╭──

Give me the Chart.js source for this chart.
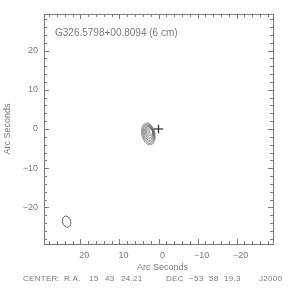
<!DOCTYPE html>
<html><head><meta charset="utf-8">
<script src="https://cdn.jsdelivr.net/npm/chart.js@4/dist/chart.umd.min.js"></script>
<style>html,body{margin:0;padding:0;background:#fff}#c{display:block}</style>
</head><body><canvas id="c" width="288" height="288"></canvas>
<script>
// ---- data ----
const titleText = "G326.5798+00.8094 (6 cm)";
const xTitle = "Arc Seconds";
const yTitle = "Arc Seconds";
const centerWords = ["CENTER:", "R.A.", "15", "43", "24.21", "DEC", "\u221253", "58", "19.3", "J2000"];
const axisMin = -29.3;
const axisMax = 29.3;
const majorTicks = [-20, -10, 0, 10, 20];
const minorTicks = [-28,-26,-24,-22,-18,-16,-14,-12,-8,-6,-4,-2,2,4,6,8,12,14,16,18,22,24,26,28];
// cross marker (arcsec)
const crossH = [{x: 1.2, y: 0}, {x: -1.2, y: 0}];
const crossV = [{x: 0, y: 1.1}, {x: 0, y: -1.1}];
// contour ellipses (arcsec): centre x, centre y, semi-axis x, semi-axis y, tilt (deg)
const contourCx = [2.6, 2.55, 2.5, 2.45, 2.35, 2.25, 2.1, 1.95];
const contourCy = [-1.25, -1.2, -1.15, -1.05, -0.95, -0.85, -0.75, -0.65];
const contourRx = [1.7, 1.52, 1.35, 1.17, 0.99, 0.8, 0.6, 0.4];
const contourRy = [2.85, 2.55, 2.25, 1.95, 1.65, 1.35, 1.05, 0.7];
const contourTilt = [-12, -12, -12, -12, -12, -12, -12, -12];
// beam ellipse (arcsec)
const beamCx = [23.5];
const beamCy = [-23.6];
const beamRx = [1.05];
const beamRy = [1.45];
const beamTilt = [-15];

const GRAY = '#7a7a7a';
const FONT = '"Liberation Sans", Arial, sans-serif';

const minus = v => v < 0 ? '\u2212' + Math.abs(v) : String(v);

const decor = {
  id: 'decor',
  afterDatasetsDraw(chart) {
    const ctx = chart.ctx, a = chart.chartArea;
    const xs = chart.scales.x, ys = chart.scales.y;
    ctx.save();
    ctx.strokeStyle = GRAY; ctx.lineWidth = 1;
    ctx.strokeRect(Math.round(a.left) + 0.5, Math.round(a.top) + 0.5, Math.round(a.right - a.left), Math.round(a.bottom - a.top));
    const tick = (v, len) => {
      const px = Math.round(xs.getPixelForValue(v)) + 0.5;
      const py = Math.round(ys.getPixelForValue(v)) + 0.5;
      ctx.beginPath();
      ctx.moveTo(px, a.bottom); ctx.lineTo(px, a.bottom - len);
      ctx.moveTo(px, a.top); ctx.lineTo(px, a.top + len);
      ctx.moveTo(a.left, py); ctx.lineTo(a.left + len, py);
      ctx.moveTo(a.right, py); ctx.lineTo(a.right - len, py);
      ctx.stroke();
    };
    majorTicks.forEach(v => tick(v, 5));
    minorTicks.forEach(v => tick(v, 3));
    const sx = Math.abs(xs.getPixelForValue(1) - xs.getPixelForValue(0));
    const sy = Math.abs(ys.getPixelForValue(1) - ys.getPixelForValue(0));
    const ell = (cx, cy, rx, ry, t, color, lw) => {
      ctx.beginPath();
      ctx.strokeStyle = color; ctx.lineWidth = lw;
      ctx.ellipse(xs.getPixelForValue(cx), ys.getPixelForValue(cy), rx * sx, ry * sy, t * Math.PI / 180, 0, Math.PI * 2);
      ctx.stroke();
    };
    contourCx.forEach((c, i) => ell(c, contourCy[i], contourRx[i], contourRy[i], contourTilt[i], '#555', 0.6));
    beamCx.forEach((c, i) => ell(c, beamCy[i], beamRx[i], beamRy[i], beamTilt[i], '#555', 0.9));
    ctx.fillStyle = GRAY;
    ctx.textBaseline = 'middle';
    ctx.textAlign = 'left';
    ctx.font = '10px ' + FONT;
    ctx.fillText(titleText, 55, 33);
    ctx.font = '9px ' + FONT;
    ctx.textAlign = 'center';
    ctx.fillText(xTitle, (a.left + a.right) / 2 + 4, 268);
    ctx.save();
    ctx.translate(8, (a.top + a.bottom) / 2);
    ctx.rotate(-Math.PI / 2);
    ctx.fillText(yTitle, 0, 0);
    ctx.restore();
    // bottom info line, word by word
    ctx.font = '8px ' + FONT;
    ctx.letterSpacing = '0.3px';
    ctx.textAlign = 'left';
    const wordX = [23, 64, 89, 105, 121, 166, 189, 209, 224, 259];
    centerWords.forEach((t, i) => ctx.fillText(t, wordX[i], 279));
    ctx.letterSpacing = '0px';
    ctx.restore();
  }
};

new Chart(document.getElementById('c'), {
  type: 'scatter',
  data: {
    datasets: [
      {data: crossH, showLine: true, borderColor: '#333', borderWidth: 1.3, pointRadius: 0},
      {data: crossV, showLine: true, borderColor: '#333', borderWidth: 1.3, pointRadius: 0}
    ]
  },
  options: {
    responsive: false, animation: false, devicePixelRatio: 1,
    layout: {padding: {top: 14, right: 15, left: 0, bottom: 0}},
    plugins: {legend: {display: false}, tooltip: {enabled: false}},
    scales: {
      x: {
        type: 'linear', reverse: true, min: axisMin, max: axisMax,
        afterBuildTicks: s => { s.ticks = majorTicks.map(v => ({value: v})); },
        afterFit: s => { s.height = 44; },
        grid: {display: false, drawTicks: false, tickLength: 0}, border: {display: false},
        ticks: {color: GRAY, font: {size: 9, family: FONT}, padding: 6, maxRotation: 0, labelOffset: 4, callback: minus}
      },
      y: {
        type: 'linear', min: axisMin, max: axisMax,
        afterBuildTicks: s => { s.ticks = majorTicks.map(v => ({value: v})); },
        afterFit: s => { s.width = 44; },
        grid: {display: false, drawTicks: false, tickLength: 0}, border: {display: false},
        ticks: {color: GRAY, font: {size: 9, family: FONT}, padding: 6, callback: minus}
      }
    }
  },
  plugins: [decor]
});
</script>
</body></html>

╰──
╭──

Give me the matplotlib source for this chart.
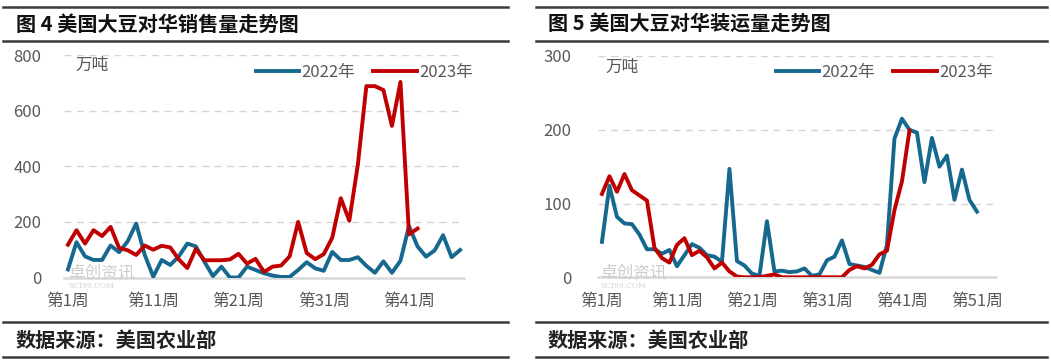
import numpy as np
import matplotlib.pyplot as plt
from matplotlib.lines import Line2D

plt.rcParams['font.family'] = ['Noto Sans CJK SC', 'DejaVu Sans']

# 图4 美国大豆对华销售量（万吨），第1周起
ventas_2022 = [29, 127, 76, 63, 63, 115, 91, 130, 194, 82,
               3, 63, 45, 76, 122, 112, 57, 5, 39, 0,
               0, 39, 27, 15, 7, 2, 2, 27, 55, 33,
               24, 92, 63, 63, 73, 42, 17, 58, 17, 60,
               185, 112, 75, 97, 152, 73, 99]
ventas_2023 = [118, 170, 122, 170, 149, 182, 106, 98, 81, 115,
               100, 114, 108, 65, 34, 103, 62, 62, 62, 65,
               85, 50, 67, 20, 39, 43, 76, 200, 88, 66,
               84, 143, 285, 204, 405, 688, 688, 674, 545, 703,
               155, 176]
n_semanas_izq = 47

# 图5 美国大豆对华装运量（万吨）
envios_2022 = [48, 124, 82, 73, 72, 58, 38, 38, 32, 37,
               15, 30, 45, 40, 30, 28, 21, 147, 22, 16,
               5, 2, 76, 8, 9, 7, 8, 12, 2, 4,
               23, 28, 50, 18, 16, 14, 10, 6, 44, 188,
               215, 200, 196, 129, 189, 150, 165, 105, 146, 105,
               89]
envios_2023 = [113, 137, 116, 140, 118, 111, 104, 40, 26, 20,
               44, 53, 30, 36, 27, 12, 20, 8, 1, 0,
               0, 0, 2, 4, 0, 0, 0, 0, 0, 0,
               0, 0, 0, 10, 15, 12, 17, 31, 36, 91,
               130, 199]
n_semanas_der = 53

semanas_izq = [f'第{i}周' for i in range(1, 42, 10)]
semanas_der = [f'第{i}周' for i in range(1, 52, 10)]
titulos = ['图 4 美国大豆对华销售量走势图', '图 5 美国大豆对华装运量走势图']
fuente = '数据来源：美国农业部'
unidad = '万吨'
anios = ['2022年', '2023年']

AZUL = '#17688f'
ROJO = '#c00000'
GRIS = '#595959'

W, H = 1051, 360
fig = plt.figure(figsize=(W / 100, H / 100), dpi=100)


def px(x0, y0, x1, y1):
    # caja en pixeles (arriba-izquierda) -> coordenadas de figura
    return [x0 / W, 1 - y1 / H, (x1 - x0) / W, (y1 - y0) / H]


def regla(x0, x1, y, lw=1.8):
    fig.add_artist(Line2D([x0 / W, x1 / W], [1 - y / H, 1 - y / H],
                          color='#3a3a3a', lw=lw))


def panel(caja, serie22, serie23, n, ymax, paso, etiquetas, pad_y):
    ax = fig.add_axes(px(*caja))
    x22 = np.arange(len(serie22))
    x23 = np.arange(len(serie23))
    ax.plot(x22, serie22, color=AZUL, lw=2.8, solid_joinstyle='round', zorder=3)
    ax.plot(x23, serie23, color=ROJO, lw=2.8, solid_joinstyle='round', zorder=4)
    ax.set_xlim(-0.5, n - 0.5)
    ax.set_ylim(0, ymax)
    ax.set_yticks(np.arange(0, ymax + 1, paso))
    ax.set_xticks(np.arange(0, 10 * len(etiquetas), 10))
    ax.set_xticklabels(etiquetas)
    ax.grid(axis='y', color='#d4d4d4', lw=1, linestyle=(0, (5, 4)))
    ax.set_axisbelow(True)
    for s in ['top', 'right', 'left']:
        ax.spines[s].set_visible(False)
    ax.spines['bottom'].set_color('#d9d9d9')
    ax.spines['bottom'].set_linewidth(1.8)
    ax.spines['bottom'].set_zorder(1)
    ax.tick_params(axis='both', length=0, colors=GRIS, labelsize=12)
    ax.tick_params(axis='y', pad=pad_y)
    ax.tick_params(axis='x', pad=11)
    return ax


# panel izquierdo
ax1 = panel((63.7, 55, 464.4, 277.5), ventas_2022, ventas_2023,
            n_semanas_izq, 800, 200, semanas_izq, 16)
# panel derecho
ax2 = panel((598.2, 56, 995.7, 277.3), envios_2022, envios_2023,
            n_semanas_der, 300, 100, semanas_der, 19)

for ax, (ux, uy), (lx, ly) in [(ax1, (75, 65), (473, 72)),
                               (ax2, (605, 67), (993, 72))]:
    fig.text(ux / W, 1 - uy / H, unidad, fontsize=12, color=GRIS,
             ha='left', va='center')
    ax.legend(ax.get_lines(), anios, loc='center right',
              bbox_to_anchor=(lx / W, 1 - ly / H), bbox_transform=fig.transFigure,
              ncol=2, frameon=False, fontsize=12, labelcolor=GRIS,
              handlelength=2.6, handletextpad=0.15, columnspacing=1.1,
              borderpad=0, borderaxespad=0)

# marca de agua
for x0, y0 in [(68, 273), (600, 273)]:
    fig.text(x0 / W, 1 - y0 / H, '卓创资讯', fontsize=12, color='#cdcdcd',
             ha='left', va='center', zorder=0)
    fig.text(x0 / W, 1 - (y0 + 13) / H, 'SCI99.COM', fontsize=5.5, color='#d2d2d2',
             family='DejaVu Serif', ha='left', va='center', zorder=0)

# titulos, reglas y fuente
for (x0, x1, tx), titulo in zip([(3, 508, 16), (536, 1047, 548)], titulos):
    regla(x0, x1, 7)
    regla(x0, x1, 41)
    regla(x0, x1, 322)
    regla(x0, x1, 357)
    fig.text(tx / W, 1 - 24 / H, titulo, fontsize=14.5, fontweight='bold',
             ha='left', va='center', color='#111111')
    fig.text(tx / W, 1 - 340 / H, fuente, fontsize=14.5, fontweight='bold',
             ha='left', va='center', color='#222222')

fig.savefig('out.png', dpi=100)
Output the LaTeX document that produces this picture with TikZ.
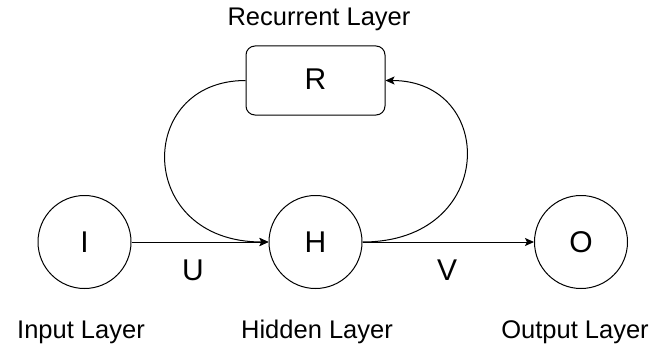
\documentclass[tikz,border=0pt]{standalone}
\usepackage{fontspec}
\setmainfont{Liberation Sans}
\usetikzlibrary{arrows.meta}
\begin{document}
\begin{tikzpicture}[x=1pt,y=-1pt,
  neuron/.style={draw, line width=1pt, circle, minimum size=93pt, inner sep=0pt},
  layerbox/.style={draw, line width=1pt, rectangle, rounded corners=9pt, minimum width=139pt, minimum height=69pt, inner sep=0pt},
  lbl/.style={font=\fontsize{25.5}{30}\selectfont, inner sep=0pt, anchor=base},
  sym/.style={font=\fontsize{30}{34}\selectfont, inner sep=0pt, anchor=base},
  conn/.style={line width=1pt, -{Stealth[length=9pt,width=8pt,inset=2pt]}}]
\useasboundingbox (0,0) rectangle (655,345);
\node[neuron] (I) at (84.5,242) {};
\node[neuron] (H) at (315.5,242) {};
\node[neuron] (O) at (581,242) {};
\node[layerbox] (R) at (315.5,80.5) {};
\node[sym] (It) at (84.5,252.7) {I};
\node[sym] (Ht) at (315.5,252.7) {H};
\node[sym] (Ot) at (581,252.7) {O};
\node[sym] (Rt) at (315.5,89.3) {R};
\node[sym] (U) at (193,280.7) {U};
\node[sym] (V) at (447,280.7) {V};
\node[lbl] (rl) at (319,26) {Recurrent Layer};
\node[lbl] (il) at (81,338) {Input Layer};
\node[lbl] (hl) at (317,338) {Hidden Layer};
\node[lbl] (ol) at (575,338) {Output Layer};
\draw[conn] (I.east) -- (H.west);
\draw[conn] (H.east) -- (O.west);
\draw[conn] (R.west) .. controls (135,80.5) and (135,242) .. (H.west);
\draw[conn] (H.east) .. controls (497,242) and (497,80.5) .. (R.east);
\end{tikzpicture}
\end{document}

╰──

**GOAL**
Copy out exactly the material that runs from the line with "Give me the matplotlib source for this chart." to the line with "color='#3a3a3a', lw=lw))", ends included, and leave the pictures behind.

**PROBLEM SOLUTION**
Give me the matplotlib source for this chart.
import numpy as np
import matplotlib.pyplot as plt
from matplotlib.lines import Line2D

plt.rcParams['font.family'] = ['Noto Sans CJK SC', 'DejaVu Sans']

# 图4 美国大豆对华销售量（万吨），第1周起
ventas_2022 = [29, 127, 76, 63, 63, 115, 91, 130, 194, 82,
               3, 63, 45, 76, 122, 112, 57, 5, 39, 0,
               0, 39, 27, 15, 7, 2, 2, 27, 55, 33,
               24, 92, 63, 63, 73, 42, 17, 58, 17, 60,
               185, 112, 75, 97, 152, 73, 99]
ventas_2023 = [118, 170, 122, 170, 149, 182, 106, 98, 81, 115,
               100, 114, 108, 65, 34, 103, 62, 62, 62, 65,
               85, 50, 67, 20, 39, 43, 76, 200, 88, 66,
               84, 143, 285, 204, 405, 688, 688, 674, 545, 703,
               155, 176]
n_semanas_izq = 47

# 图5 美国大豆对华装运量（万吨）
envios_2022 = [48, 124, 82, 73, 72, 58, 38, 38, 32, 37,
               15, 30, 45, 40, 30, 28, 21, 147, 22, 16,
               5, 2, 76, 8, 9, 7, 8, 12, 2, 4,
               23, 28, 50, 18, 16, 14, 10, 6, 44, 188,
               215, 200, 196, 129, 189, 150, 165, 105, 146, 105,
               89]
envios_2023 = [113, 137, 116, 140, 118, 111, 104, 40, 26, 20,
               44, 53, 30, 36, 27, 12, 20, 8, 1, 0,
               0, 0, 2, 4, 0, 0, 0, 0, 0, 0,
               0, 0, 0, 10, 15, 12, 17, 31, 36, 91,
               130, 199]
n_semanas_der = 53

semanas_izq = [f'第{i}周' for i in range(1, 42, 10)]
semanas_der = [f'第{i}周' for i in range(1, 52, 10)]
titulos = ['图 4 美国大豆对华销售量走势图', '图 5 美国大豆对华装运量走势图']
fuente = '数据来源：美国农业部'
unidad = '万吨'
anios = ['2022年', '2023年']

AZUL = '#17688f'
ROJO = '#c00000'
GRIS = '#595959'

W, H = 1051, 360
fig = plt.figure(figsize=(W / 100, H / 100), dpi=100)


def px(x0, y0, x1, y1):
    # caja en pixeles (arriba-izquierda) -> coordenadas de figura
    return [x0 / W, 1 - y1 / H, (x1 - x0) / W, (y1 - y0) / H]


def regla(x0, x1, y, lw=1.8):
    fig.add_artist(Line2D([x0 / W, x1 / W], [1 - y / H, 1 - y / H],
                          color='#3a3a3a', lw=lw))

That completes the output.